A man who saves eagles by helicopter

In a series of rescues akin to something out of a Mission Impossible film, research ecologist Peter Sharpe goes to extremes to save the bald eagles of California’s Channel Islands.

Peter Sharpe led his field crew across the narrow spine of Montañon Ridge, a rugged trail on the southeastern side of Santa Cruz Island.

They traversed down loose gravel slopes, dodging the prickly pear cacti that carpet this mountainous terrain. Thin veils of clouds swept over jagged granite boulders and fields of foxtail grasses whipped back and forth. In this undisturbed landscape, there were no other humans in sight.

Sharpe and his team were headed to a remote bald eagle nest where he would band the wings of an eight-week-old chick. As a research ecologist at the Institute for Wildlife Studies, Sharpe directs the bald eagle monitoring program within the Channel Islands National Park, and much of his fieldwork includes visiting hard to reach nests. “Sometimes they may be on a 500ft cliff,” he said.
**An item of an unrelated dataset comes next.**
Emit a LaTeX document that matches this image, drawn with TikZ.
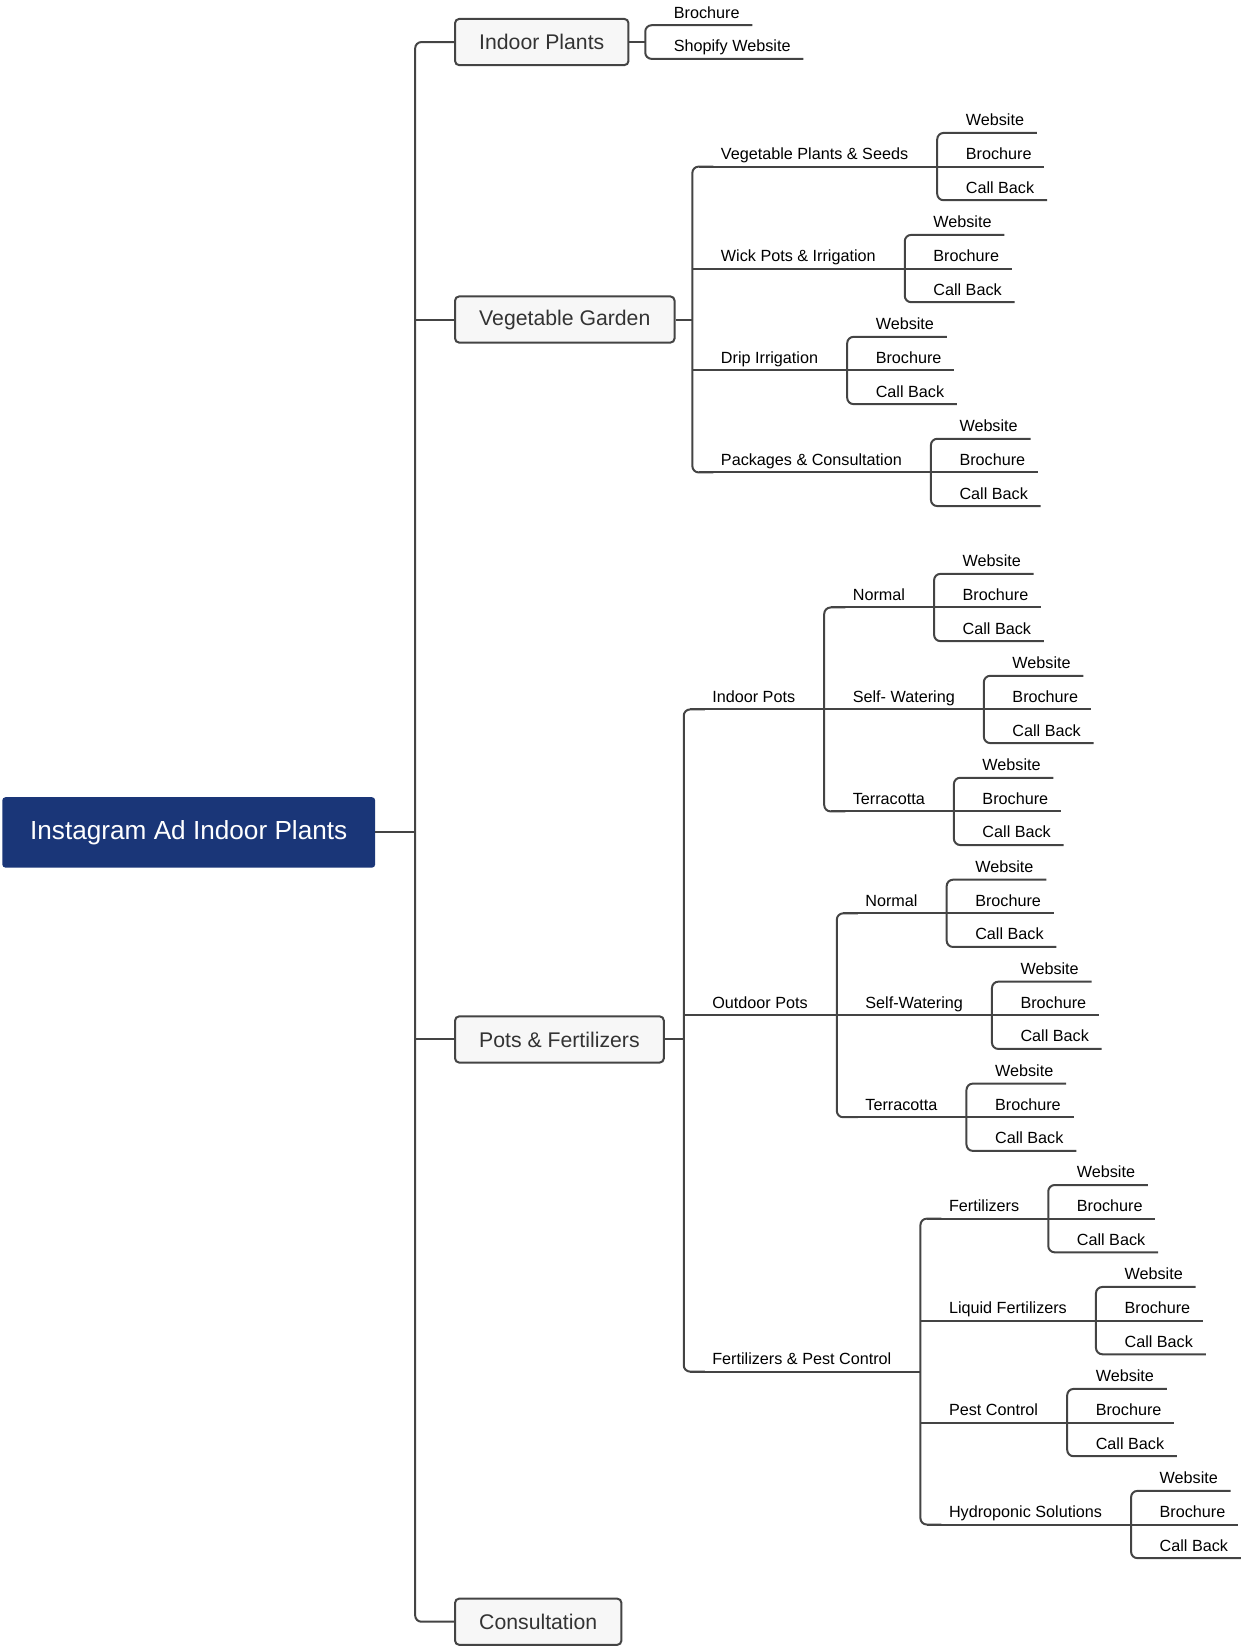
\documentclass[tikz,border=0pt]{standalone}
\usepackage{fontspec}
\setmainfont{Liberation Sans}
\usetikzlibrary{positioning}
\definecolor{rootblue}{RGB}{26,54,120}
\definecolor{linegrey}{RGB}{68,68,68}
\definecolor{boxgrey}{RGB}{247,247,247}
\definecolor{textgrey}{RGB}{51,51,51}

% three standard leaves hanging off a twig (optional arg: skip of the twig line at a rounded corner)
\newcommand{\leaves}[2][0pt]{%
  \node[leaf] (#2-w) at ([yshift=32pt]#2.south east) {Website};
  \node[leaf] (#2-b) at (#2.south east) {Brochure};
  \node[leaf] (#2-c) at ([yshift=-32pt]#2.south east) {Call Back};
  \draw[branch] (#2-w.south east) -- (#2-w.south west) -- (#2-c.south west) -- (#2-c.south east);
  \draw[branch,shorten <=#1] (#2.south west) -- (#2-b.south east);
}

\begin{document}
\begin{tikzpicture}[x=1pt,y=-1pt,
  branch/.style={draw=linegrey,line width=1.9pt,rounded corners=6pt},
  rootbox/.style={fill=rootblue,text=white,rounded corners=3pt,font=\fontsize{24.9}{30}\selectfont,inner xsep=26.5pt,minimum height=67pt,anchor=west},
  topicbox/.style={draw=linegrey,line width=1.9pt,fill=boxgrey,text=textgrey,rounded corners=4pt,font=\fontsize{20.2}{24}\selectfont,inner xsep=23pt,minimum height=44pt,anchor=west},
  twigtext/.style={font=\fontsize{15.4}{18}\selectfont,inner xsep=0pt,inner ysep=6.5pt,text depth=0pt,anchor=south west,execute at begin node={\hspace*{27pt}}},
  twig/.style={twigtext,execute at end node={\hspace*{27.5pt}}},
  leaf/.style={twigtext,execute at end node={\hspace*{12pt}}}]

\useasboundingbox (0,0) rectangle (1180,1568);

% Root and trunk
\node[rootbox] (root) at (2,792) {Instagram Ad Indoor Plants};
\coordinate (trunk) at (395,792);
\draw[branch] (root.east) -- (trunk);

\node[topicbox] (inplants) at (432,40) {Indoor Plants};
\node[topicbox] (veggarden) at (432,304) {Vegetable Garden};
\node[topicbox] (potsfert) at (432,989) {Pots \& Fertilizers};
\node[topicbox] (consult) at (432,1543) {Consultation};

\draw[branch] (inplants.west) -- (inplants.west -| trunk) -- (consult.west -| trunk) -- (consult.west);
\draw[branch] (veggarden.west -| trunk) -- (veggarden.west);
\draw[branch] (potsfert.west -| trunk) -- (potsfert.west);

% Indoor Plants
\coordinate (inpfork) at ([xshift=15pt]inplants.east);
\node[leaf] (inbro) at ([yshift=16pt]inpfork) {Brochure};
\node[leaf] (inshop) at ([yshift=-16pt]inpfork) {Shopify Website};
\draw[branch] (inplants.east) -- (inpfork);
\draw[branch] (inbro.south east) -- (inbro.south west) -- (inshop.south west) -- (inshop.south east);

% Vegetable Garden
\coordinate (vgfork) at ([xshift=16pt]veggarden.east);
\node[twig] (vps) at ([yshift=145.5pt]vgfork) {Vegetable Plants \& Seeds};
\node[twig] (wpi) at ([yshift=48.5pt]vgfork) {Wick Pots \& Irrigation};
\node[twig] (drip) at ([yshift=-48.5pt]vgfork) {Drip Irrigation};
\node[twig] (pack) at ([yshift=-145.5pt]vgfork) {Packages \& Consultation};
\draw[branch] (veggarden.east) -- (vgfork);
\draw[branch] ([xshift=20pt]vps.south west) -- (vps.south west) -- (pack.south west) -- ([xshift=20pt]pack.south west);
\leaves[6pt]{vps} \leaves{wpi} \leaves{drip} \leaves[6pt]{pack}

% Pots & Fertilizers
\coordinate (pffork) at ([xshift=18pt]potsfert.east);
\node[twig] (ipots) at ([yshift=314pt]pffork) {Indoor Pots};
\node[twig] (opots) at ([yshift=23pt]pffork) {Outdoor Pots};
\node[twig] (fpc) at ([yshift=-316pt]pffork) {Fertilizers \& Pest Control};
\draw[branch] (potsfert.east) -- (pffork);
\draw[branch] ([xshift=20pt]ipots.south west) -- (ipots.south west) -- (fpc.south west) -- ([xshift=20pt]fpc.south west);

% indoor pots
\node[twig] (ipnormal) at ([yshift=97pt]ipots.south east) {Normal};
\node[twig] (ipself) at (ipots.south east) {Self- Watering};
\node[twig] (ipterra) at ([yshift=-97pt]ipots.south east) {Terracotta};
\draw[branch,shorten <=6pt] (ipots.south west) -- (ipself.south west);
\draw[branch] ([xshift=20pt]ipnormal.south west) -- (ipnormal.south west) -- (ipterra.south west) -- ([xshift=20pt]ipterra.south west);
\leaves[6pt]{ipnormal} \leaves{ipself} \leaves[6pt]{ipterra}

% outdoor pots
\node[twig] (opnormal) at ([yshift=97pt]opots.south east) {Normal};
\node[twig] (opself) at (opots.south east) {Self-Watering};
\node[twig] (opterra) at ([yshift=-97pt]opots.south east) {Terracotta};
\draw[branch] (opots.south west) -- (opself.south west);
\draw[branch] ([xshift=20pt]opnormal.south west) -- (opnormal.south west) -- (opterra.south west) -- ([xshift=20pt]opterra.south west);
\leaves[6pt]{opnormal} \leaves{opself} \leaves[6pt]{opterra}

% fertilizers & pest control
\node[twig] (fert) at ([yshift=145.5pt]fpc.south east) {Fertilizers};
\node[twig] (liquid) at ([yshift=48.5pt]fpc.south east) {Liquid Fertilizers};
\node[twig] (pest) at ([yshift=-48.5pt]fpc.south east) {Pest Control};
\node[twig] (hydro) at ([yshift=-145.5pt]fpc.south east) {Hydroponic Solutions};
\draw[branch,shorten <=6pt] (fpc.south west) -- (fpc.south east);
\draw[branch] ([xshift=20pt]fert.south west) -- (fert.south west) -- (hydro.south west) -- ([xshift=20pt]hydro.south west);
\leaves[6pt]{fert} \leaves{liquid} \leaves{pest} \leaves[6pt]{hydro}

\end{tikzpicture}
\end{document}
Located 20 miles off the coast of southern California, the national park encompasses a cluster of five islands, including Santa Cruz, the largest at 96,000 square miles. Each island features a diverse topography of beaches, forests and canyons that house a rich biodiversity of endemic plant and animal species, earning it the nickname “The Galapagos of the West”. It’s one of the least visited national parks in California, but the light visitation allows wildlife to flourish. “A lot of the young birds on the mainland are hit by cars, electrocuted on power lines,” Sharpe said. “On the islands, they’re pretty well protected from manmade threats.”

On his first expedition of banding season, Sharpe was a bit nervous. “I don’t wanna be up a tree with 30mph winds,” he said with a laugh. And it’s not just his own safety he was concerned about. Nestlings cannot fly. If they flare their wings, they could tumble off their perch and end up with a cracked beak, or worse, a broken wing. “It’s a balancing act between not scaring the chicks too much and not stressing the adults too much.”

About 50% of the birds Sharpe bands won’t make it past their first year, but by banding, he’s able to track the bird’s movement in its first few years and know which ones survive.

First day jitters aside, Sharpe was prepared. He joined the Institute for Wildlife Studies in 1997, when the eagle’s population hit its lowest point with only three breeding pairs. Up until the 1950s, bald eagles historically inhabited the islands, but when chemical companies began dumping the toxic pesticide DDT (banned in 1972 by the United States Environmental Protection Agency) into the ocean through the Los Angeles sewer system, the birds all but disappeared. Thinning eggshells, which were linked to contamination in the bird’s food chain, caused most eggs to crack before they hatched. With no chicks to replace adults, their numbers dwindled.

So Sharpe took matters into his own hands. “The extremes we had to go to save the eagles,” he remembered. “I didn’t know anything about this when I applied for the job.” What he thought was a nine-month, temporary contract slowly evolved into a two-decade-long career. “This position, I sort of lucked in to,” he said.

Prior to coming to the islands, Sharpe’s fieldwork included restoring ruffed grouse populations in southern Illinois and surveying the behaviours and habitats of ground squirrels in Idaho. But working with the bald eagles required him to obtain a whole new set of skills – even if that meant challenging his fear of heights.

In a series of rescues akin to something out of a Mission Impossible film, Sharpe dangled from a rope 100ft below a helicopter as it flew to the hardest to reach nests. “The first 10 times, I was focused on not dying,” he recalled. “I just learned, enjoy the view; not many people are going to see the island from this angle.” Hovering over 1,500ft cliffs, Sharpe retrieved the fragile eggs, which were transported to the San Francisco Zoo for the remainder of their incubation period.

Since those rescues ended in 2006, 129 chicks have hatched naturally on the islands. Today, the eagle population includes 20 breeding pairs, and this season, he’s monitoring the progress of 13 chicks (with the possibility of 14) across all five of the islands.

After hiking for two hours, Sharpe spotted the chick on top of a dried out Ironwood tree. Two adult eagles circled overhead, squawking at his intrusion. He unpacked a bag of supplies: pliers and callipers for the wing markers; needles, syringes and vials for the blood draw. Then he stepped into a climbing harness, carabineers clanging at his waste and straps on his safety helmet.

“Hi there,” he said to the bird, speaking softly, as if it was his child. In a matter of minutes, he lowered the bird to the ground in a duffle bag and his real work began.

First he measured the beak depth and leg size, which reveals the sex: females will grow 25% larger than males. Then he drew blood and placed a patagial marker on its left wing.  With a letter and number identification code, this ID tag helps biologists identify the birds once they leave the nest. He had all the calmness and precision of an ER surgeon – not one moment went to waste.

Determined to bring our national bird back to its historical habitat, Sharpe placed the chick back into the centre of its nest and let out a sigh. “One down, who knows how many to go.”